Expansion of certain sectors was found to be weaker than previously calculated. These include utilities (2.7 percent from 3.8 percent), financial and insurance activities (6.9 percent from 7.2 percent), while information and communication (4.7 percent from 5.6 percent).
Meanwhile, upward revisions were seen in manufacturing, which inched up to 4.3 percent from 4.1 percent; real estate and ownership of dwellings, 3.7 percent from 3.3 percent; and professional and business services, 5.2 percent from five percent.
The PSA updates GDP estimates in line with its approved revision policy, following international standards for revising national accounts.
Further, the gross national income (GNI) during the January-to-March period was revised downward from 7.5 percent to 7.2 percent.

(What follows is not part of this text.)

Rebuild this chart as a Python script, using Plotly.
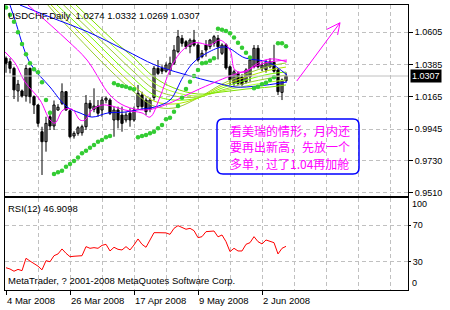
import plotly.graph_objects as go

# ---------------- data ----------------
opens = [1.0428,1.0405,1.0359,1.0205,1.0205,1.0171,1.0359,1.0166,1.0109,0.9927,
         0.9859,1.0029,0.9966,1.0075,1.0121,1.0200,1.0070,0.9898,0.9916,0.9920,
         0.9961,1.0121,1.0080,1.0102,1.0075,1.0143,1.0143,1.0007,1.0075,1.0041,
         1.0007,1.0053,1.0007,1.0098,1.0177,1.0143,1.0080,1.0160,1.0359,1.0359,
         1.0340,1.0348,1.0394,1.0473,1.0564,1.0541,1.0507,1.0552,1.0518,1.0439,
         1.0518,1.0507,1.0530,1.0564,1.0462,1.0520,1.0370,1.0257,1.0325,1.0300,
         1.0268,1.0302,1.0370,1.0496,1.0359,1.0350,1.0370,1.0400,1.0348,1.0195,
         1.0274]
highs = [1.0440,1.0428,1.0370,1.0280,1.0215,1.0382,1.0365,1.0175,1.0115,0.9961,
         1.0029,1.0070,1.0140,1.0115,1.0257,1.0205,1.0080,0.9930,0.9965,0.9975,
         1.0177,1.0143,1.0223,1.0143,1.0166,1.0166,1.0155,1.0098,1.0098,1.0098,
         1.0060,1.0087,1.0098,1.0246,1.0200,1.0160,1.0160,1.0375,1.0416,1.0380,
         1.0400,1.0439,1.0518,1.0621,1.0587,1.0552,1.0564,1.0621,1.0530,1.0484,
         1.0552,1.0560,1.0587,1.0587,1.0530,1.0530,1.0380,1.0350,1.0336,1.0320,
         1.0360,1.0428,1.0518,1.0518,1.0400,1.0416,1.0428,1.0520,1.0359,1.0290,
         1.0332]
lows = [1.0329,1.0325,1.0150,1.0132,1.0160,1.0132,1.0120,1.0048,0.9961,0.9632,
        0.9791,0.9939,0.9939,1.0070,1.0109,1.0070,0.9882,0.9880,0.9900,0.9900,
        0.9939,1.0029,1.0060,1.0029,1.0029,1.0121,1.0041,0.9893,0.9950,0.9927,
        0.9990,0.9961,0.9995,1.0075,1.0075,1.0040,1.0060,1.0140,1.0314,1.0320,
        1.0330,1.0314,1.0382,1.0462,1.0507,1.0490,1.0462,1.0507,1.0405,1.0428,
        1.0439,1.0490,1.0507,1.0420,1.0450,1.0350,1.0246,1.0240,1.0246,1.0240,
        1.0255,1.0268,1.0359,1.0359,1.0340,1.0330,1.0360,1.0330,1.0177,1.0143,
        1.0269]
closes = [1.0394,1.0359,1.0212,1.0251,1.0171,1.0359,1.0166,1.0109,0.9984,0.9859,
          0.9984,0.9966,1.0109,1.0094,1.0200,1.0075,0.9893,0.9916,0.9954,0.9961,
          1.0121,1.0087,1.0102,1.0053,1.0143,1.0155,1.0053,1.0075,1.0007,0.9984,
          1.0041,1.0007,1.0075,1.0189,1.0098,1.0064,1.0143,1.0360,1.0325,1.0340,
          1.0382,1.0394,1.0484,1.0575,1.0530,1.0507,1.0552,1.0518,1.0416,1.0462,
          1.0484,1.0552,1.0575,1.0507,1.0518,1.0362,1.0280,1.0336,1.0257,1.0250,
          1.0348,1.0416,1.0496,1.0370,1.0382,1.0400,1.0405,1.0340,1.0200,1.0280,
          1.0307]
sar = [1.0775,1.0725,1.0677,1.0605,1.0525,1.0455,1.0394,1.0353,1.0332,1.0264,
       1.0143,1.0057,0.9639,0.9650,0.9661,0.9688,0.9707,0.9727,0.9752,0.9780,
       0.9798,0.9818,0.9836,0.9859,0.9870,0.9889,0.9898,1.0257,1.0246,1.0239,
       1.0234,1.0223,1.0216,0.9889,0.9898,0.9905,0.9916,0.9927,0.9950,0.9973,
       1.0012,1.0023,1.0064,1.0102,1.0159,1.0218,1.0268,1.0307,1.0348,1.0394,
       1.0398,1.0411,1.0428,1.0630,1.0622,1.0614,1.0598,1.0570,1.0534,1.0500,
       1.0466,1.0434,1.0223,1.0234,1.0250,1.0261,1.0280,1.0298,1.0530,1.0530,
       1.0510]
rsi = [23.8,22.4,20.0,22.0,20.6,34.0,31.0,28.0,25.5,21.5,
       31.4,30.3,36.8,38.7,44.1,39.4,35.7,36.2,36.5,36.8,
       46.6,44.8,45.5,44.8,48.0,49.1,41.9,45.9,43.7,43.0,
       46.6,43.0,48.4,54.9,49.1,45.9,53.8,61.7,61.7,61.7,
       61.5,59.9,66.4,69.3,67.1,65.4,66.4,63.9,56.3,57.4,
       62.8,63.5,63.5,57.2,59.2,52.0,41.2,44.8,41.9,41.9,
       49.1,50.9,57.4,52.0,49.5,53.8,52.7,50.9,38.7,44.8,
       46.91]

blue_slow_x = [3.5,11,20.5,29.75,37.25,44.25,52.75,57.25,63,70.25]
blue_slow_y = [1.0791,1.0709,1.0607,1.0484,1.0382,1.0321,1.0259,1.0232,1.0239,1.0266]
blue_mid_x = [1,2.25,6,11,15.25,18.5,21.5,25.5,29.75,34,37.25,41,44.25,46.75,50.25,54.75,59.75,65.5,70.25]
blue_mid_y = [1.0791,1.0689,1.0396,1.0232,1.0096,1.0055,1.0027,1.0055,1.0061,1.0082,1.0096,1.0143,
              1.0300,1.0396,1.0464,1.0505,1.0430,1.0402,1.0314]
mag_fast_x = [-0.25,2.25,4.75,8.5,11,12.25,14.25,16.5,18.5,19.75,21.5,24,26.5,29.75,34,36,38.5,41,
              43.5,46.75,48.5,51,53.5,56,57.25,59.75,62.25,64.75,67.25,70.25]
mag_fast_y = [1.0471,1.0396,1.0266,1.0143,1.0007,0.9986,1.0075,1.0081,1.0007,1.0007,1.0075,1.0109,
              1.0102,1.0075,1.0055,1.0027,1.0164,1.0348,1.0464,1.0532,1.0532,1.0518,1.0552,1.0484,
              1.0348,1.0334,1.0382,1.0416,1.0423,1.0402]
mag_slow_x = [5.5,15.25,20.25,26,29.75,34.75,39.75,47.75,56,59.75,64.75,70.25]
mag_slow_y = [1.0791,1.0552,1.0416,1.0177,1.0102,1.0075,1.0109,1.0211,1.0307,1.0341,1.0396,1.0416]
fan_x = [9,12,17,22,27,32,37,42,48,54,60,66,70]
fan_1 = [1.0839,1.0743,1.0600,1.0457,1.0321,1.0198,1.0102,1.0089,1.0157,1.0252,1.0321,1.0375,1.0396]
fan_2 = [1.0859,1.0771,1.0641,1.0505,1.0368,1.0239,1.0136,1.0116,1.0157,1.0239,1.0300,1.0348,1.0368]
fan_3 = [1.0907,1.0812,1.0682,1.0552,1.0416,1.0287,1.0177,1.0143,1.0157,1.0225,1.0280,1.0321,1.0334]
fan_4 = [1.0962,1.0859,1.0723,1.0593,1.0464,1.0334,1.0218,1.0171,1.0164,1.0211,1.0259,1.0293,1.0314]
fan_5 = [1.1016,1.0907,1.0764,1.0634,1.0505,1.0382,1.0259,1.0198,1.0171,1.0205,1.0239,1.0266,1.0280]
fan_6 = [1.1071,1.0962,1.0805,1.0675,1.0546,1.0430,1.0300,1.0225,1.0184,1.0198,1.0218,1.0232,1.0246]

price_ticks = [1.0605, 1.0385, 1.0165, 0.9945, 0.9730, 0.9510]
price_tick_text = ["1.0605", "1.0385", "1.0165", "0.9945", "0.9730", "0.9510"]
date_label_idx = [0, 16, 32, 48, 64]
date_labels = ["4 Mar 2008", "26 Mar 2008", "17 Apr 2008", "9 May 2008", "2 Jun 2008"]
grid_idx = list(range(0, 100, 8))
last_price = 1.0307
note_lines = ["看美瑞的情形，月内还", "要再出新高，先放一个", "多单，过了1.04再加舱"]

# ---------------- figure ----------------
FONT = "Liberation Sans"
GRID = "#c0c0c0"
GDASH = "4px,3px"
n = len(closes)
idx = list(range(n))
fig = go.Figure()

# wicks
wx, wy = [], []
for i in idx:
    wx += [i, i, None]
    wy += [lows[i], highs[i], None]
fig.add_trace(go.Scatter(x=wx, y=wy, mode="lines", line=dict(color="black", width=1),
                         hoverinfo="skip", xaxis="x", yaxis="y"))
# bodies
base = [min(o, c) for o, c in zip(opens, closes)]
hgt = [max(abs(c - o), 0.0004) for o, c in zip(opens, closes)]
cols = ["white" if c >= o else "black" for o, c in zip(opens, closes)]
fig.add_trace(go.Bar(x=idx, y=hgt, base=base, width=0.55,
                     marker=dict(color=cols, line=dict(color="black", width=1)),
                     hoverinfo="skip", xaxis="x", yaxis="y"))

fan_cols = ["#9acd32", "#b2e600", "#7cfc00", "#9acd32", "#adff2f", "#80e000"]
for fy, fc in zip([fan_1, fan_2, fan_3, fan_4, fan_5, fan_6], fan_cols):
    fig.add_trace(go.Scatter(x=fan_x, y=fy, mode="lines", line=dict(color=fc, width=1, shape="spline"),
                             hoverinfo="skip", xaxis="x", yaxis="y"))
fig.add_trace(go.Scatter(x=blue_slow_x, y=blue_slow_y, mode="lines",
                         line=dict(color="#0000ff", width=1, shape="spline"), hoverinfo="skip"))
fig.add_trace(go.Scatter(x=blue_mid_x, y=blue_mid_y, mode="lines",
                         line=dict(color="#0000ff", width=1, shape="spline"), hoverinfo="skip"))
fig.add_trace(go.Scatter(x=mag_slow_x, y=mag_slow_y, mode="lines",
                         line=dict(color="#ff00ff", width=1, shape="spline"), hoverinfo="skip"))
fig.add_trace(go.Scatter(x=mag_fast_x, y=mag_fast_y, mode="lines",
                         line=dict(color="#ff00ff", width=1, shape="spline"), hoverinfo="skip"))
fig.add_trace(go.Scatter(x=idx, y=sar, mode="markers",
                         marker=dict(color="#33cc33", size=4.5, symbol="circle"), hoverinfo="skip"))

# RSI
fig.add_trace(go.Scatter(x=idx, y=rsi, mode="lines", line=dict(color="#ff0000", width=1),
                         hoverinfo="skip", xaxis="x2", yaxis="y2"))

XR = [-0.25, 100.5]
fig.update_layout(
    width=450, height=310, margin=dict(l=5, r=42, t=5, b=20),
    paper_bgcolor="white", plot_bgcolor="white", showlegend=False, barmode="overlay",
    font=dict(family=FONT, size=9.5, color="black"),
    xaxis=dict(domain=[0, 1], anchor="y", range=XR, showline=True, mirror=True, linecolor="black",
               linewidth=1, showgrid=True, gridcolor=GRID, griddash=GDASH, gridwidth=1,
               tickvals=grid_idx, showticklabels=False, ticks="", zeroline=False),
    xaxis2=dict(domain=[0, 1], anchor="y2", range=XR, showline=True, mirror=True, linecolor="black",
                linewidth=1, showgrid=True, gridcolor=GRID, griddash=GDASH, gridwidth=1,
                tickvals=date_label_idx, showticklabels=False, ticks="outside", ticklen=4,
                tickcolor="black", zeroline=False,
                minor=dict(tickvals=grid_idx, showgrid=True, gridcolor=GRID, griddash=GDASH, ticks="")),
    yaxis=dict(domain=[0.3298, 1], anchor="x", side="right", range=[0.94886, 1.07912],
               tickvals=price_ticks, ticktext=price_tick_text, ticks="outside", ticklen=4,
               tickcolor="black", showgrid=True, gridcolor=GRID, griddash=GDASH, showline=True,
               mirror=True, linecolor="black", zeroline=False, tickfont=dict(size=9)),
    yaxis2=dict(domain=[0, 0.3228], anchor="x2", side="right", range=[-0.3, 99.2],
                tickvals=[30, 70], ticktext=["30", "70"], ticks="outside", ticklen=2,
                tickcolor="black", showgrid=True, gridcolor=GRID, griddash=GDASH, showline=True,
                mirror=True, linecolor="black", zeroline=False, tickfont=dict(size=9)),
)

# current price line
fig.add_shape(type="line", xref="x domain", yref="y", x0=0, x1=1, y0=last_price, y1=last_price,
              line=dict(color="#c0c0c0", width=1))

ann = []
ann.append(dict(xref="paper", yref="y", x=1, y=last_price, xanchor="left", yanchor="middle", xshift=2,
                text="1.0307", showarrow=False, bgcolor="black", font=dict(color="white", size=9),
                borderpad=1))
ann.append(dict(xref="paper", yref="paper", x=0, y=1, xanchor="left", yanchor="top", xshift=1, yshift=-3,
                text="USDCHF,Daily\u00a0\u00a01.0274 1.0332 1.0269 1.0307", showarrow=False,
                font=dict(size=9.5)))
ann.append(dict(xref="paper", yref="y2", x=0, y=99, xanchor="left", yanchor="top", xshift=1, yshift=-3,
                text="RSI(12) 46.9098", showarrow=False, font=dict(size=9.5)))
ann.append(dict(xref="paper", yref="y2", x=0, y=0, xanchor="left", yanchor="bottom", xshift=1, yshift=2,
                text="MetaTrader, ? 2001-2008 MetaQuotes Software Corp.", showarrow=False,
                font=dict(size=9.5)))
ann.append(dict(xref="paper", yref="y2", x=1, y=93, xanchor="left", yanchor="middle", xshift=2,
                text="100", showarrow=False, font=dict(size=9)))
ann.append(dict(xref="paper", yref="y2", x=1, y=7, xanchor="left", yanchor="middle", xshift=2,
                text="0", showarrow=False, font=dict(size=9)))
for xi, t in zip(date_label_idx, date_labels):
    ann.append(dict(xref="x2", yref="paper", x=xi, y=0, xanchor="left", yanchor="top", xshift=-1,
                    yshift=-3, text=t, showarrow=False, font=dict(size=9.5)))

# note box
bx0, bx1, by0, by1 = 52.75, 88.25, 0.9639, 1.0014
rx, ry = 1.5, 0.0041
path = (f"M {bx0+rx},{by1} L {bx1-rx},{by1} Q {bx1},{by1} {bx1},{by1-ry} "
        f"L {bx1},{by0+ry} Q {bx1},{by0} {bx1-rx},{by0} L {bx0+rx},{by0} "
        f"Q {bx0},{by0} {bx0},{by0+ry} L {bx0},{by1-ry} Q {bx0},{by1} {bx0+rx},{by1} Z")
fig.add_shape(type="path", xref="x", yref="y", path=path, line=dict(color="#0000ff", width=1.5),
              fillcolor="rgba(0,0,0,0)")
for yv, t in zip([0.9932, 0.9823, 0.9707], note_lines):
    ann.append(dict(xref="x", yref="y", x=55.75, y=yv, xanchor="left", yanchor="middle", xshift=-1,
                    text=t, showarrow=False,
                    font=dict(family="Noto Sans CJK SC", size=12, color="#ff00ff")))

# magenta arrow
for (x0, y0, x1, y1) in [(72.7, 1.0273, 83.5, 1.0670), (83.5, 1.0670, 80.2, 1.0625), (83.5, 1.0670, 82.9, 1.0587)]:
    fig.add_shape(type="line", xref="x", yref="y", x0=x0, y0=y0, x1=x1, y1=y1,
                  line=dict(color="#ff00ff", width=1))

fig.update_layout(annotations=ann)
fig.write_html("out.html")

Similarly, net primary income (NPI) from abroad was revised down to 22 percent from the earlier estimate of 24.6 percent.
GNI measures the total income generated by a country’s residents, both domestically and abroad, making it a broader indicator of economic performance than GDP, which only accounts for local output.
NPI, the other component of GNI, measures the country’s net income from cross-border labor and investment flows.
To recall, the government had asserted that despite failing to meet expectations, the Philippines’ first-quarter growth still ranked among the fastest in Asia, even amid then-escalating trade uncertainties.
Growth in the first quarter was modestly faster than the previous quarter’s 5.3 percent but remained slower than the 5.7 percent recorded in the same period in 2024. It fell short of both the government’s earlier six to 6.5 percent target and the current 5.5 to six percent goal.
It can be recalled that the Cabinet-level Development Budget Coordination Committee (DBCC) had downscaled the GDP growth goal for this year, citing the Middle East conflict and the still-persistent U.S. tariff risks.